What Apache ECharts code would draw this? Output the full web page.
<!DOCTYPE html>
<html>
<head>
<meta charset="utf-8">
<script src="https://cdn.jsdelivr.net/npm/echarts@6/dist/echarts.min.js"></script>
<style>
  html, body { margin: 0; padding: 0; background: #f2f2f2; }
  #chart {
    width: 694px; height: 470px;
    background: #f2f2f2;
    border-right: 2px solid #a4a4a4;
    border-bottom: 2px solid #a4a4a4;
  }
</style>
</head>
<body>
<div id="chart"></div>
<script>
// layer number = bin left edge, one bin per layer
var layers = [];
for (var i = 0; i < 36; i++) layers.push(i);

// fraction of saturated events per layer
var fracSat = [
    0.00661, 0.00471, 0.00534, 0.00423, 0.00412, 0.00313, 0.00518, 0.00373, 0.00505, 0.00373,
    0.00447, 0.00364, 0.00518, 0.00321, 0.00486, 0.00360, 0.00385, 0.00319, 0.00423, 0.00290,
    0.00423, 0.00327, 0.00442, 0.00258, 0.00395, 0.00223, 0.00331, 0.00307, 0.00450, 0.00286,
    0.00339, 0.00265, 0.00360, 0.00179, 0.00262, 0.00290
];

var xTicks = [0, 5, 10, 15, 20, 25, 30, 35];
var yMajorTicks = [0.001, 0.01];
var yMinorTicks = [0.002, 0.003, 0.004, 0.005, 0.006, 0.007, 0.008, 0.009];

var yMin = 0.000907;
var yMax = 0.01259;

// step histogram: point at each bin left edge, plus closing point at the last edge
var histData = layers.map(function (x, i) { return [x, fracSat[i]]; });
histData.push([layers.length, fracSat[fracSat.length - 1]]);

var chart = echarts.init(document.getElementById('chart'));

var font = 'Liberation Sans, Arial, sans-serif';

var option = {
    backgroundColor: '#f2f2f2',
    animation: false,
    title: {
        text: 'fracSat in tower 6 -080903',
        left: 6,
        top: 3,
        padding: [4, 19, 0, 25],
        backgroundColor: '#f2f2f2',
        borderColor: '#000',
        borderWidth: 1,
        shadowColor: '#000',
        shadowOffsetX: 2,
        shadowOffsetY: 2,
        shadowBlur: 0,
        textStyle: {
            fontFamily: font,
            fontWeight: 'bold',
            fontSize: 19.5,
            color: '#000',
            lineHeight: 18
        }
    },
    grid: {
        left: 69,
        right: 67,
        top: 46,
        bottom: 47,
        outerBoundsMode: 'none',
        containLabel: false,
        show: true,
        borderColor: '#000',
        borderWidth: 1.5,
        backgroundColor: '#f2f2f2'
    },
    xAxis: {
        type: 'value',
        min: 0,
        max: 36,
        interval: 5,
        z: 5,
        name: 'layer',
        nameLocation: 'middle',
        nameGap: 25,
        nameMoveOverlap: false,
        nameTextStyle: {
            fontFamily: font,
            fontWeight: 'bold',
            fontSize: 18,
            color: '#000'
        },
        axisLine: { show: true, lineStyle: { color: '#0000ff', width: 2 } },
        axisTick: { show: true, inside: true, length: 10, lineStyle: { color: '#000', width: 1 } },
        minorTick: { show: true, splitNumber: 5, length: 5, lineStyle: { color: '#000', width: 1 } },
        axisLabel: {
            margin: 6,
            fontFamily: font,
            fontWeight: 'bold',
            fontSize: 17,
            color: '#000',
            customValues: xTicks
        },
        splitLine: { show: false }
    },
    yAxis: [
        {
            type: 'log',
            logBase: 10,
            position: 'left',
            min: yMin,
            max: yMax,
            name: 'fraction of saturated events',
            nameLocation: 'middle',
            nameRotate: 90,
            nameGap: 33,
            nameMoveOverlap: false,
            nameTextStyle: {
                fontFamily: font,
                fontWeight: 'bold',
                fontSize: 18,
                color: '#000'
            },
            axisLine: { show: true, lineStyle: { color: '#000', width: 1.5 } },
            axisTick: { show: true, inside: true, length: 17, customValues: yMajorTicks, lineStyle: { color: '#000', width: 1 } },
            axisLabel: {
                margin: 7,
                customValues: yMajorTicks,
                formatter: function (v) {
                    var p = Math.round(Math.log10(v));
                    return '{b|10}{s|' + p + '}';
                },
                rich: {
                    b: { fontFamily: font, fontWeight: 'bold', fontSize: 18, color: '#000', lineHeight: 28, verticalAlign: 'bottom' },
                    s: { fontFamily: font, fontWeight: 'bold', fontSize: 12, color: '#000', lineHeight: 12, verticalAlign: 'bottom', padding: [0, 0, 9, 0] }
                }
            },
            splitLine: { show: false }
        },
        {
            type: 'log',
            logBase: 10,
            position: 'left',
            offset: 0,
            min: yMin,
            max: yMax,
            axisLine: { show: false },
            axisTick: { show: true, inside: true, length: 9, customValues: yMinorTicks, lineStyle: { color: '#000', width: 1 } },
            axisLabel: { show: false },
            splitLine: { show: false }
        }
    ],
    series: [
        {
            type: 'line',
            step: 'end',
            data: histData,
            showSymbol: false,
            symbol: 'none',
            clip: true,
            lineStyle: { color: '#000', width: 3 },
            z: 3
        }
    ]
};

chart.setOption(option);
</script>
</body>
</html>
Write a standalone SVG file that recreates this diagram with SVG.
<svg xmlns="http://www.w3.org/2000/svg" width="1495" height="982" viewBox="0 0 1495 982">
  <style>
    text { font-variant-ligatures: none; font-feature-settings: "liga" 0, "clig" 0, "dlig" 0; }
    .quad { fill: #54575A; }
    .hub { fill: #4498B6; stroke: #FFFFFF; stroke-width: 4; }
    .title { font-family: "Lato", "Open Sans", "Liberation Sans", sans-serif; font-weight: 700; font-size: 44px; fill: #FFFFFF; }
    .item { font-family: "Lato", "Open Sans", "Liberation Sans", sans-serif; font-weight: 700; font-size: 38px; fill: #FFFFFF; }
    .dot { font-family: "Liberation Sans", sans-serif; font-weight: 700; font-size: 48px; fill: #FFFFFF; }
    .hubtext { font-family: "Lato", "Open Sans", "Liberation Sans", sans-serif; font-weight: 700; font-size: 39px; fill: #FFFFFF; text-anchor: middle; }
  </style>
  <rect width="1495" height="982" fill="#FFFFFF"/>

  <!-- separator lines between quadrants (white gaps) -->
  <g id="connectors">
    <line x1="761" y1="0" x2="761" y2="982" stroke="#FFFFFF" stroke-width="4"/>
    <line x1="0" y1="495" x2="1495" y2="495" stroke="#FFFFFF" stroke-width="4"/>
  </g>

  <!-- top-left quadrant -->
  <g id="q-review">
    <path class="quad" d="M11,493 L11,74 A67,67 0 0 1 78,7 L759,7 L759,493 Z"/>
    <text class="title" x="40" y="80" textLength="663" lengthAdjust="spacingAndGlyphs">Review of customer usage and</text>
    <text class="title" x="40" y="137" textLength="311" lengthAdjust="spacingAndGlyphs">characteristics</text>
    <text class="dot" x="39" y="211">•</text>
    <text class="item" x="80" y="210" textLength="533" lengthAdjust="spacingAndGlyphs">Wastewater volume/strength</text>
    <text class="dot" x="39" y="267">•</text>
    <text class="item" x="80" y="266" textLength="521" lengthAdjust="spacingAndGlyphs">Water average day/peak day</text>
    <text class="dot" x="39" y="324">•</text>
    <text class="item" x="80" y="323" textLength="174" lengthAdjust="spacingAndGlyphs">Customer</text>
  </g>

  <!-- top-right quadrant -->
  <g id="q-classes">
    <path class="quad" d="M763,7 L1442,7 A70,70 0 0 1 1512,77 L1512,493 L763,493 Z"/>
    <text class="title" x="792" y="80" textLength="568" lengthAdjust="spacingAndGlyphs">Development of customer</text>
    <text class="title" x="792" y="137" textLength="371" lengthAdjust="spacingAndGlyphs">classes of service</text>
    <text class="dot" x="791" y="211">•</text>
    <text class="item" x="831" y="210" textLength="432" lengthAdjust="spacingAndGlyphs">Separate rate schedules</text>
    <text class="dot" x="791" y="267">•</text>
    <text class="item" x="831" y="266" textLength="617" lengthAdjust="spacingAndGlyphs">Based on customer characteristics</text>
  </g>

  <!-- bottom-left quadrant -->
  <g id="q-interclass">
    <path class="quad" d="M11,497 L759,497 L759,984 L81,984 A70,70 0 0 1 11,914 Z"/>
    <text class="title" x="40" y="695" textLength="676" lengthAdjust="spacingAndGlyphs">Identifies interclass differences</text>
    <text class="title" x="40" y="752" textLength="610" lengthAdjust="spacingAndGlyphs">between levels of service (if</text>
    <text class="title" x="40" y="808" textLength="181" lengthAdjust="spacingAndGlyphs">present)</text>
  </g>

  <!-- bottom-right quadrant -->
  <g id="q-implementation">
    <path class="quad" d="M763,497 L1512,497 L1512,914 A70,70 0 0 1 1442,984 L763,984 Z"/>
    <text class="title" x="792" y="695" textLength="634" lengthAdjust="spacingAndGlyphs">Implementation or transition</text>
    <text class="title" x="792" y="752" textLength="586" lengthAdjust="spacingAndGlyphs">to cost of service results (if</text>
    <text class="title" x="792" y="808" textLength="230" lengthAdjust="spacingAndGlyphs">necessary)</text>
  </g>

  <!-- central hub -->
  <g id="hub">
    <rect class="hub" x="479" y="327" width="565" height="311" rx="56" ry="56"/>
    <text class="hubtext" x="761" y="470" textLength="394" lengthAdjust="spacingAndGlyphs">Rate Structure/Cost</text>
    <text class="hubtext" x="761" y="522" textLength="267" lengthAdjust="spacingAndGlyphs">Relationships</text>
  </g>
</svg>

**Your goal:**
Return exactly the lines that run from the top of the listing above to the line containing "for (var i = 0; i < 36; i++) layers.push(i);", please, keeping both end lines and leaving out everything else.

**Answer for this exercise:**
What Apache ECharts code would draw this? Output the full web page.
<!DOCTYPE html>
<html>
<head>
<meta charset="utf-8">
<script src="https://cdn.jsdelivr.net/npm/echarts@6/dist/echarts.min.js"></script>
<style>
  html, body { margin: 0; padding: 0; background: #f2f2f2; }
  #chart {
    width: 694px; height: 470px;
    background: #f2f2f2;
    border-right: 2px solid #a4a4a4;
    border-bottom: 2px solid #a4a4a4;
  }
</style>
</head>
<body>
<div id="chart"></div>
<script>
// layer number = bin left edge, one bin per layer
var layers = [];
for (var i = 0; i < 36; i++) layers.push(i);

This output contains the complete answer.